There’s a scene about a third of the way into Celeste Ng’s Everything I Never Told You that just about sums up, for me, the experience of reading it. The family members around whom the narrative revolves are still reeling from the death of the middle daughter, Lydia—I’m not giving anything away here; you find out about Lydia’s death in literally the first sentence of the book—and two police officers have arrived at their home to ask a few more questions. Marilyn Lee, the mother, begins shouting at the police, becoming angry and accusatory. James Lee, her husband, tries to calm her down and apologizes to the officers.

Now, this is a dynamic in family dramas that is familiar almost to the point of cliche—the hysterical mother, the conciliatory father—but reading it in this book was electrifying to me because of one detail that colors every interaction in the story, and which made it all so perfectly tangible for me: James is an Asian-American man, Marilyn is a white woman.

Suddenly the whole thing takes on a whole new dimension. Here’s a man who has spent his entire life being ridiculed and excluded, who wants so desperately to fit in and be “normal” that he’s dedicated his life to teaching college students about cowboy imagery. And here’s a woman who, dreaming of being a doctor in her youth, has spent years sublimating her rage at the condescension of men. I wondered as I read this, would a mainstream audience—and by that I meant a white audience—understand this? Is this something that is only obvious to someone like me?

After the officers leave, though, Marilyn accuses James of kowtowing and all of the subtext becomes text. No one is going to miss that. At least, I hope not.
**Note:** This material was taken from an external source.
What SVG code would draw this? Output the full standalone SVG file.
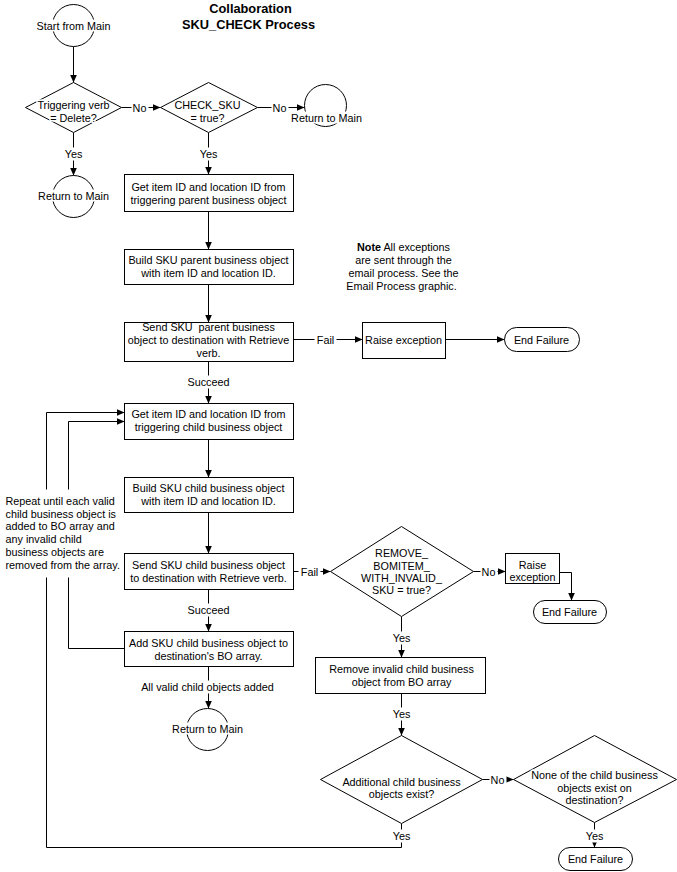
<svg xmlns="http://www.w3.org/2000/svg" width="677" height="872" viewBox="0 0 677 872">
<defs>
<marker id="ah" viewBox="0 0 8 7" refX="8" refY="3.5" markerWidth="8" markerHeight="7" markerUnits="userSpaceOnUse" orient="auto">
<path d="M0,0 L8,3.5 L0,7 z" fill="#000"/>
</marker>
<style>
.n{fill:#fff;stroke:#000;stroke-width:1}
.c{fill:none;stroke:#000;stroke-width:1;marker-end:url(#ah)}
.t{font-family:"Liberation Sans",Arial,sans-serif;font-size:10.8px;text-anchor:middle;fill:#000}
.h{stroke:#fff;stroke-width:3;paint-order:stroke;stroke-linejoin:round}
.l{text-anchor:start}
.bg{fill:#fff;stroke:none}
.ti{font-family:"Liberation Sans",Arial,sans-serif;font-size:12.8px;font-weight:bold;text-anchor:middle;fill:#000}
</style>
</defs>
<rect width="677" height="872" fill="#fff"/>
<g transform="translate(0.5 0.5)">
<g id="title">
<text class="ti" x="250" y="12">Collaboration</text>
<text class="ti" x="248" y="28">SKU_CHECK Process</text>
</g>
<g id="connectors">
<path class="c" d="M73,46 V82"/>
<path class="c" d="M121,107 H160"/>
<path class="c" d="M257,107 H304"/>
<path class="c" d="M73,132 V175"/>
<path class="c" d="M208,132 V174"/>
<path class="c" d="M208,211 V249"/>
<path class="c" d="M208,284 V322"/>
<path class="c" d="M293,339 H362"/>
<path class="c" d="M445,339 H504"/>
<path class="c" d="M208,361 V403"/>
<path class="c" d="M208,439 V477"/>
<path class="c" d="M208,512 V553"/>
<path class="c" d="M293,571 H330"/>
<path class="c" d="M208,589 V631"/>
<path class="c" d="M208,666 V708"/>
<path class="c" d="M473,571 H505"/>
<path class="c" d="M559,572 H571 V600"/>
<path class="c" d="M401,616 V657"/>
<path class="c" d="M401,693 V735"/>
<path class="c" d="M482,779 H513"/>
<path class="c" d="M594,822 V847"/>
<path class="c" d="M401,823 V847 H46 V412 H124"/>
<path class="c" d="M124,648 H68 V421 H124"/>
<g id="connector-labels">
<rect class="bg" x="131" y="101" width="17" height="12"/><text class="t" x="139" y="111">No</text>
<rect class="bg" x="271" y="101" width="17" height="12"/><text class="t" x="279" y="111">No</text>
<rect class="bg" x="62" y="147" width="22" height="13"/><text class="t" x="73" y="157">Yes</text>
<rect class="bg" x="197" y="147" width="22" height="13"/><text class="t" x="208" y="157">Yes</text>
<rect class="bg" x="314" y="333" width="22" height="12"/><text class="t" x="325" y="343">Fail</text>
<rect class="bg" x="186" y="375" width="44" height="13"/><text class="t" x="208" y="385">Succeed</text>
<rect class="bg" x="298" y="565" width="22" height="12"/><text class="t" x="309" y="575">Fail</text>
<rect class="bg" x="480" y="565" width="17" height="12"/><text class="t" x="488" y="575">No</text>
<rect class="bg" x="390" y="631" width="22" height="13"/><text class="t" x="401" y="641">Yes</text>
<rect class="bg" x="186" y="603" width="44" height="13"/><text class="t" x="208" y="613">Succeed</text>
<rect class="bg" x="137" y="680" width="140" height="13"/><text class="t" x="207" y="690">All valid child objects added</text>
<rect class="bg" x="390" y="707" width="22" height="13"/><text class="t" x="401" y="717">Yes</text>
<rect class="bg" x="489" y="773" width="17" height="12"/><text class="t" x="497" y="783">No</text>
<rect class="bg" x="390" y="829" width="22" height="13"/><text class="t" x="401" y="839">Yes</text>
<rect class="bg" x="583" y="829" width="22" height="13"/><text class="t" x="594" y="839">Yes</text>
</g>
<g id="loop-label">
<rect class="bg" x="3" y="489" width="120" height="88"/>
<text class="t l" x="5" y="504">Repeat until each valid</text>
<text class="t l" x="5" y="517">child business object is</text>
<text class="t l" x="5" y="529">added to BO array and</text>
<text class="t l" x="5" y="542">any invalid child</text>
<text class="t l" x="5" y="555">business objects are</text>
<text class="t l" x="5" y="568">removed from the array.</text>
</g>
</g>
<g id="start">
<circle class="n" cx="73" cy="25" r="21"/>
<rect class="bg" x="35" y="19" width="76" height="12"/>
<text class="t" x="73" y="29">Start from Main</text>
</g>
<g id="d-trigger">
<polygon class="n" points="25,107 73,82 121,107 73,132"/>
<text class="t h" x="73" y="108">Triggering verb</text>
<text class="t h" x="73" y="121">= Delete?</text>
</g>
<g id="d-checksku">
<polygon class="n" points="160,107 208,82 257,107 208,132"/>
<text class="t h" x="207" y="108">CHECK_SKU</text>
<text class="t h" x="207" y="121">= true?</text>
</g>
<g id="return1">
<circle class="n" cx="325" cy="105" r="21"/>
<rect class="bg" x="290" y="111" width="72" height="12"/>
<text class="t" x="326" y="121">Return to Main</text>
</g>
<g id="return2">
<circle class="n" cx="73" cy="196" r="21"/>
<rect class="bg" x="37" y="189" width="72" height="12"/>
<text class="t" x="73" y="199">Return to Main</text>
</g>
<g id="b-get-parent">
<rect class="n" x="124" y="174" width="169" height="37"/>
<text class="t" x="208" y="190">Get item ID and location ID from</text>
<text class="t" x="208" y="203">triggering parent business object</text>
</g>
<g id="b-build-parent">
<rect class="n" x="124" y="249" width="169" height="35"/>
<text class="t" x="208" y="263">Build SKU parent business object</text>
<text class="t" x="208" y="276">with item ID and location ID.</text>
</g>
<g id="b-send-parent">
<rect class="n" x="124" y="322" width="169" height="39"/>
<text class="t" x="208" y="330" xml:space="preserve">Send SKU  parent business</text>
<text class="t" x="208" y="343">object to destination with Retrieve</text>
<text class="t" x="208" y="356">verb.</text>
</g>
<g id="raise1">
<rect class="n" x="362" y="322" width="83" height="36"/>
<text class="t" x="403" y="343">Raise exception</text>
</g>
<g id="end1">
<rect class="n" x="504" y="327" width="75" height="24" rx="12" ry="12"/>
<text class="t" x="541" y="343">End Failure</text>
</g>
<g id="note">
<text class="t" x="403" y="250"><tspan font-weight="bold">Note</tspan> All exceptions</text>
<text class="t" x="403" y="263">are sent through the</text>
<text class="t" x="403" y="276">email process. See the</text>
<text class="t" x="401" y="289">Email Process graphic.</text>
</g>
<g id="b-get-child">
<rect class="n" x="124" y="403" width="169" height="36"/>
<text class="t" x="208" y="417">Get item ID and location ID from</text>
<text class="t" x="208" y="430">triggering child business object</text>
</g>
<g id="b-build-child">
<rect class="n" x="124" y="477" width="169" height="35"/>
<text class="t" x="208" y="491">Build SKU child business object</text>
<text class="t" x="208" y="504">with item ID and location ID.</text>
</g>
<g id="b-send-child">
<rect class="n" x="124" y="553" width="169" height="36"/>
<text class="t" x="208" y="568">Send SKU child business object</text>
<text class="t" x="208" y="581">to destination with Retrieve verb.</text>
</g>
<g id="b-add-child">
<rect class="n" x="124" y="631" width="169" height="35"/>
<text class="t" x="208" y="646">Add SKU child business object to</text>
<text class="t" x="208" y="659">destination's BO array.</text>
</g>
<g id="return3">
<circle class="n" cx="207" cy="729" r="21"/>
<rect class="bg" x="171" y="722" width="72" height="12"/>
<text class="t" x="207" y="732">Return to Main</text>
</g>
<g id="d-remove">
<polygon class="n" points="330,571 401,526 473,571 401,616"/>
<text class="t h" x="401" y="556">REMOVE_</text>
<text class="t h" x="401" y="569">BOMITEM_</text>
<text class="t h" x="401" y="581">WITH_INVALID_</text>
<text class="t h" x="401" y="593">SKU = true?</text>
</g>
<g id="raise2">
<rect class="n" x="505" y="553" width="54" height="30"/>
<text class="t" x="532" y="568">Raise</text>
<text class="t" x="532" y="580">exception</text>
</g>
<g id="end2">
<rect class="n" x="533" y="600" width="73" height="23" rx="11.5" ry="11.5"/>
<text class="t" x="569" y="615">End Failure</text>
</g>
<g id="b-remove">
<rect class="n" x="315" y="657" width="170" height="36"/>
<text class="t" x="401" y="672">Remove invalid child business</text>
<text class="t" x="401" y="685">object from BO array</text>
</g>
<g id="d-additional">
<polygon class="n" points="320,779 401,735 482,779 401,823"/>
<text class="t h" x="401" y="785">Additional child business</text>
<text class="t h" x="401" y="797">objects exist?</text>
</g>
<g id="d-none">
<polygon class="n" points="513,779 594,735 676,779 594,822"/>
<text class="t h" x="594" y="778">None of the child business</text>
<text class="t h" x="594" y="791">objects exist on</text>
<text class="t h" x="594" y="803">destination?</text>
</g>
<g id="end3">
<rect class="n" x="558" y="847" width="74" height="23" rx="11.5" ry="11.5"/>
<text class="t" x="595" y="862">End Failure</text>
</g>
</g>
</svg>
And so it goes for the book as a whole, as well. In so many ways it is a familiar story. Literary fiction on the whole is thick with themes of family tragedy, of longing, of failed communication, and in that way Everything I Never Told You is perfectly representative of the genre. But by putting that story in the context of interracial marriage, and particularly with this racial mix, it becomes something new, something I can’t recall ever seeing before.

I almost feel a little guilty at how thrilling it was for me to read this book. Almost. But it’s not as though I haven’t also gushed over books where none of the characters looked like me. I recognize bits of myself all the time in other stories, but here it felt like a little whisper, the author saying, “I know you. That thing you felt—I felt it, too.” It’s not something I’m used to. Not this thing.

And there was so much I felt as I read this book. The intimacy of the narrative, the way each member of the Lee family is shaped by each other, by their histories, and by the way the rest of the world treats them, it all had me desperately pulling for them, which made each missed opportunity all the more heartbreaking. And if I saw echoes of myself in James Lee’s longing for inclusion, and then in each of his children’s lives as well, how much more infuriating did that make it when they were small to each other, when they hurt each other, when they were self-absorbed or oblivious? How much did it sting to reckon with the ways I must have failed to be the man I ought to be for my own family, good intentions or not?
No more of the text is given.